On 03/08/15 16:46, Bobby Holley wrote:
On Mon, Aug 3, 2015 at 12:37 AM, Jonas Sicking <jo...@sicking.cc> wrote:
On Mon, Aug 3, 2015 at 12:32 AM, Anne van Kesteren <ann...@annevk.nl>
wrote:
On Mon, Aug 3, 2015 at 9:23 AM, Jonas Sicking <jo...@sicking.cc> wrote:
I think something like a <meta name="do-not-render"> might be a
simpler solution here. Coupled with either simply removing the <meta>
from the DOM, or having a function which indicates that rendering is
ok.
Neither of those deal well with multiple libraries being included in
the page, which is likely going forward with custom elements et al.

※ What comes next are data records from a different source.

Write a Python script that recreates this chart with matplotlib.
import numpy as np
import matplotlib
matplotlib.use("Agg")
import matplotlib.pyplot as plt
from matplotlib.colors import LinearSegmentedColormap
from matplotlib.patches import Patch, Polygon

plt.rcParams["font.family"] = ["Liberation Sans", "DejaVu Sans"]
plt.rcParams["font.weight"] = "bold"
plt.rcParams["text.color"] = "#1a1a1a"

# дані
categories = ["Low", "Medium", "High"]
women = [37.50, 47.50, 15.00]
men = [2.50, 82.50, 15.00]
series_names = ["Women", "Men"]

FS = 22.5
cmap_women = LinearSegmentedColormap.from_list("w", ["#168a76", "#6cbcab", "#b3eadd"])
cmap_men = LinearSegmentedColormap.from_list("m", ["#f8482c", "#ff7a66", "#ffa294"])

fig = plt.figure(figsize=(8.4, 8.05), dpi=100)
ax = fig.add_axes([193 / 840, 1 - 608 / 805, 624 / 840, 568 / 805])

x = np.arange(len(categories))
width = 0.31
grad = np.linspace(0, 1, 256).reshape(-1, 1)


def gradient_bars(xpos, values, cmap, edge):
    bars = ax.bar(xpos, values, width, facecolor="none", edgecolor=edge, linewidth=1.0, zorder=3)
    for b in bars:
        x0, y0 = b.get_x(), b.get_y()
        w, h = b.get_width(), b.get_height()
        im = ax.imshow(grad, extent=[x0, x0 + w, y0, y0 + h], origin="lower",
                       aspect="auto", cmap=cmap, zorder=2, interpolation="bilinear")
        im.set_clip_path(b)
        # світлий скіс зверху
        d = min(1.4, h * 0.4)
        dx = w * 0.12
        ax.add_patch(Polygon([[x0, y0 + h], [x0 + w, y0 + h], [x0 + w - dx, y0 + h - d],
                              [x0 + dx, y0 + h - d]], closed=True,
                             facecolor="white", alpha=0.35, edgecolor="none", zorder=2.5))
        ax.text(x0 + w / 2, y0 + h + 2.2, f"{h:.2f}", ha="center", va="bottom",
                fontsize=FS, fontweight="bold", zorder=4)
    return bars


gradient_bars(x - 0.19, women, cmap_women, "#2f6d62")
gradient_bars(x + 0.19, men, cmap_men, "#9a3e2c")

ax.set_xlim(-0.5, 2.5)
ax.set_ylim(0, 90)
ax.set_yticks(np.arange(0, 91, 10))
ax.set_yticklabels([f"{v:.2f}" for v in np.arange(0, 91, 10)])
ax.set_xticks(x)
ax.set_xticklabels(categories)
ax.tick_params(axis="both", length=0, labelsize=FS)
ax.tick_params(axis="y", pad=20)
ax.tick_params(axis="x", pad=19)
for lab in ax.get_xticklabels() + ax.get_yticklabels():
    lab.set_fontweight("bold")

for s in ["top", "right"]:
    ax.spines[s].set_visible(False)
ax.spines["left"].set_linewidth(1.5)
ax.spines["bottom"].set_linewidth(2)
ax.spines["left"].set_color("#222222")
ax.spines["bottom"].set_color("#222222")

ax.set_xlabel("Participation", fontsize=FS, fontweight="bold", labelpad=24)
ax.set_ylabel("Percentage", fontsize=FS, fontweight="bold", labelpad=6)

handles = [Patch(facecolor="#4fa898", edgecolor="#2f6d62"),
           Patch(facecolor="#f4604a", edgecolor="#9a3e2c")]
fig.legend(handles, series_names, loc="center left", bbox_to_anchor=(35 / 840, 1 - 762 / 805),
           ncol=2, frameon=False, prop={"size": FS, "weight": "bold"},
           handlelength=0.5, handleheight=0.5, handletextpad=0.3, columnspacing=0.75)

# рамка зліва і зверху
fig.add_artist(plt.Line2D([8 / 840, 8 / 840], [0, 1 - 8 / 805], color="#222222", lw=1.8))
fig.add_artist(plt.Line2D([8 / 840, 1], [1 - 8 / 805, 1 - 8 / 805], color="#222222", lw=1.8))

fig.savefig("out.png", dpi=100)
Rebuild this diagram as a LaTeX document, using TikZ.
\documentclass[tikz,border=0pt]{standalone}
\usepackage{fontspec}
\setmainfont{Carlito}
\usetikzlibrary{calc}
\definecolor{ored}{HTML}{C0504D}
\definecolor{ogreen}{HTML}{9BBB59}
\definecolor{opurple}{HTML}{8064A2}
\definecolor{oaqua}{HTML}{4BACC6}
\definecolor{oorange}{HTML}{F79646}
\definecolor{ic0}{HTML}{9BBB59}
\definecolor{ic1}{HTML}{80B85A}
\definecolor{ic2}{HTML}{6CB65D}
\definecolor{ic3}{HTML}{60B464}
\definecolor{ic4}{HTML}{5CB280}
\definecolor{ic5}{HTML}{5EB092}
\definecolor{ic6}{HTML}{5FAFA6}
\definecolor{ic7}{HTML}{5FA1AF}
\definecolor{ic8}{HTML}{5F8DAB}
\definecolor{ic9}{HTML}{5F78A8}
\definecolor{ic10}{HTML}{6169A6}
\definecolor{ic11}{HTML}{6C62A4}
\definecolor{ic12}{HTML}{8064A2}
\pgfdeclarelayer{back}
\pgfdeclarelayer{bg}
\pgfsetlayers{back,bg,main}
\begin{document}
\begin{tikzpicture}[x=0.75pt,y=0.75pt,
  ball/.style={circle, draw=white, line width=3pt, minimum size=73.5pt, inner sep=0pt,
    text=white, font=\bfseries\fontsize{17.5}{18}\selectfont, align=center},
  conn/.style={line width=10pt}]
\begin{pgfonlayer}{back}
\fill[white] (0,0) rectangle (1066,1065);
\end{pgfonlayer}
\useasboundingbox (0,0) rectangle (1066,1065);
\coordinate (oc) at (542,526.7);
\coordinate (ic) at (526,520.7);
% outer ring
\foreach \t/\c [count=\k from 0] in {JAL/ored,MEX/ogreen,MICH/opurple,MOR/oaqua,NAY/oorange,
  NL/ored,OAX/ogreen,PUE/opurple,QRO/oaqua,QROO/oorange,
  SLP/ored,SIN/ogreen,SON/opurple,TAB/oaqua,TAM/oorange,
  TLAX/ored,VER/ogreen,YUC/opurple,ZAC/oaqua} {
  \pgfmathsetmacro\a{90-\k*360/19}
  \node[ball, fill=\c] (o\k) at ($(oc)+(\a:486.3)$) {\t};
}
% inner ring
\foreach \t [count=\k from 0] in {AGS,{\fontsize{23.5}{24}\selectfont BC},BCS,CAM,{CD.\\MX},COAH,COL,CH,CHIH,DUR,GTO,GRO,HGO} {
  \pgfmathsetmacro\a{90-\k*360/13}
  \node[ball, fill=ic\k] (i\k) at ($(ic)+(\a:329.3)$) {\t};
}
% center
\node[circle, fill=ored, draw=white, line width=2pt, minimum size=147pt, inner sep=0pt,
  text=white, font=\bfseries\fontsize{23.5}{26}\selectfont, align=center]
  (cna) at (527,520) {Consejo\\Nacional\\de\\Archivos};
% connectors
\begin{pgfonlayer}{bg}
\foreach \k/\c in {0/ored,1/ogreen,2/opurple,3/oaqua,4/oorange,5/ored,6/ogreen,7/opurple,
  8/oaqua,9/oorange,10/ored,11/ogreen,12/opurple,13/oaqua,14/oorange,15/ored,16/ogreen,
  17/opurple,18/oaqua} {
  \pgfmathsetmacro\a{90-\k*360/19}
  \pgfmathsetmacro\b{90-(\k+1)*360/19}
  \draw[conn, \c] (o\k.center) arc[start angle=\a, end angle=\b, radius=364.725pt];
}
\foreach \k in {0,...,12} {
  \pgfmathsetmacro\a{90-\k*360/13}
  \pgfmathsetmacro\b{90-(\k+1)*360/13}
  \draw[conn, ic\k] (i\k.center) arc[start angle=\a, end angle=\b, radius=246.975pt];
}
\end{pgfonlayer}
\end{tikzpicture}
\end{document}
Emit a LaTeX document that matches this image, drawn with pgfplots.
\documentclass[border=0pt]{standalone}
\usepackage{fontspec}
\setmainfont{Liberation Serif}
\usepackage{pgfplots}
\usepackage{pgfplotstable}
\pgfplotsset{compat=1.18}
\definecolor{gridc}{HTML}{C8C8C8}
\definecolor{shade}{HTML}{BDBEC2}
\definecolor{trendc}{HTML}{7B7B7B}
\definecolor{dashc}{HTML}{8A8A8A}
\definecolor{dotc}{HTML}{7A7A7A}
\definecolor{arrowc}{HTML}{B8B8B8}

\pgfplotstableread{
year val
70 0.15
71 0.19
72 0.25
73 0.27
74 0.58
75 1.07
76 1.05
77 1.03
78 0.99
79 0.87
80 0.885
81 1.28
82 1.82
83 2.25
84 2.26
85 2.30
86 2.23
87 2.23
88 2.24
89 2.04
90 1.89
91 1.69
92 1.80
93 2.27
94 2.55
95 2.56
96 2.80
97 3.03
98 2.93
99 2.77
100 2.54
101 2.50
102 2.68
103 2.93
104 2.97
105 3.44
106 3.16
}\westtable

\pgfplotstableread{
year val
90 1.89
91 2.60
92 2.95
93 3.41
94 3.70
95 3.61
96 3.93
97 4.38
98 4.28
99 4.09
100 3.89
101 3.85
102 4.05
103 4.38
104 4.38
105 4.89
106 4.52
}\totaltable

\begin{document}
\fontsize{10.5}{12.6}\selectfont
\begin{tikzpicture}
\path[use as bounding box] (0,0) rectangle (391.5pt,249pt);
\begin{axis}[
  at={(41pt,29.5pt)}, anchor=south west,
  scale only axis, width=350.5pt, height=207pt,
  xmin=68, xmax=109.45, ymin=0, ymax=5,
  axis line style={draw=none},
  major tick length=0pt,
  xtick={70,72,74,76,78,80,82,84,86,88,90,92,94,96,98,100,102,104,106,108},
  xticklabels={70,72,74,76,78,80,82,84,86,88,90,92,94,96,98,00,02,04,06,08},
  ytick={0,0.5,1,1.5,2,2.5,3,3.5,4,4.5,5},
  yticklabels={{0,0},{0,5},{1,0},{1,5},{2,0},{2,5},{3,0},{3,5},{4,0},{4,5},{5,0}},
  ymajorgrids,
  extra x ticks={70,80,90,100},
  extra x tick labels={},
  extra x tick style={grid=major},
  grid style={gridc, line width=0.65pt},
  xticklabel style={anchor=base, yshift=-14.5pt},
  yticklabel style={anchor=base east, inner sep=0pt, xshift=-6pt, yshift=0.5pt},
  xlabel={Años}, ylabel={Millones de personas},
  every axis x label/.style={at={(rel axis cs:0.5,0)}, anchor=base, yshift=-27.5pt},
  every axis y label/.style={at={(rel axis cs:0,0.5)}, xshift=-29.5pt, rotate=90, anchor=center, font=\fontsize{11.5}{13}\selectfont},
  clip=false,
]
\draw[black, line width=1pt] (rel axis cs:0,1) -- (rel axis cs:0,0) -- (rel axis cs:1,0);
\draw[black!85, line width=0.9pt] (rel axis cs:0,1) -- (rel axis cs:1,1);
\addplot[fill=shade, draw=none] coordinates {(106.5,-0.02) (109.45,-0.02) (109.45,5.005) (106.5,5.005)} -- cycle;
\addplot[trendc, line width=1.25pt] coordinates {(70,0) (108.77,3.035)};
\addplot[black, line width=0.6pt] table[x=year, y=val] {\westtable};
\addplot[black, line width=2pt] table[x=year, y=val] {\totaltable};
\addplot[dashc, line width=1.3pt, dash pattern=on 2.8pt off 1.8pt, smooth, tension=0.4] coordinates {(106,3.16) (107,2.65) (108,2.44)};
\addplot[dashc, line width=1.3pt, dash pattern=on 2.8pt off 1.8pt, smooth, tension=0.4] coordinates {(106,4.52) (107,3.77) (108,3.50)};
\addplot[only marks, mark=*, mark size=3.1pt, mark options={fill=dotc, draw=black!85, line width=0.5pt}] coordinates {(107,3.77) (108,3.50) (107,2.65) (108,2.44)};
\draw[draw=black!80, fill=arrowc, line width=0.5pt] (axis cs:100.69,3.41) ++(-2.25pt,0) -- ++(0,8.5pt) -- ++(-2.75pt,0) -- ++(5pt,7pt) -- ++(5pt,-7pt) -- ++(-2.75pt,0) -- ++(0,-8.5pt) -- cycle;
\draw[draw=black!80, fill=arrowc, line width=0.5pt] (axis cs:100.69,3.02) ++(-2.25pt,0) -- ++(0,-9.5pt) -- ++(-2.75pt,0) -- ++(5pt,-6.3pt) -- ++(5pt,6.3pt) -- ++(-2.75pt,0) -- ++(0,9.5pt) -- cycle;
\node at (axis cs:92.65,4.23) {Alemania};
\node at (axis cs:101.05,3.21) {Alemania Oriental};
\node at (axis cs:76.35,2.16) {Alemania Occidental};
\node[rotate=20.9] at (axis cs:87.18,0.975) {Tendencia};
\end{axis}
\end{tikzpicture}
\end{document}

I suspect it's better for the various components to indicate when they
are done loading and let the page indicate which components are
critical, and which ones aren't.
Agreed. I think it would be very strange for a library to block all
rendering. The <meta> tag (with removal to indicate readiness) sounds good
to me - then we don't even need a separate event.
I am extremely wary of designing a solution like this where there's a
single master switch that any code can unilaterally flip; if the
assumption that libraries will never want to delay rendering turns out
to be false it will force page authors to deal with N library-specific
protocols to indicate that they are no longer blocking rendering, and
give any one component that ability to override all others.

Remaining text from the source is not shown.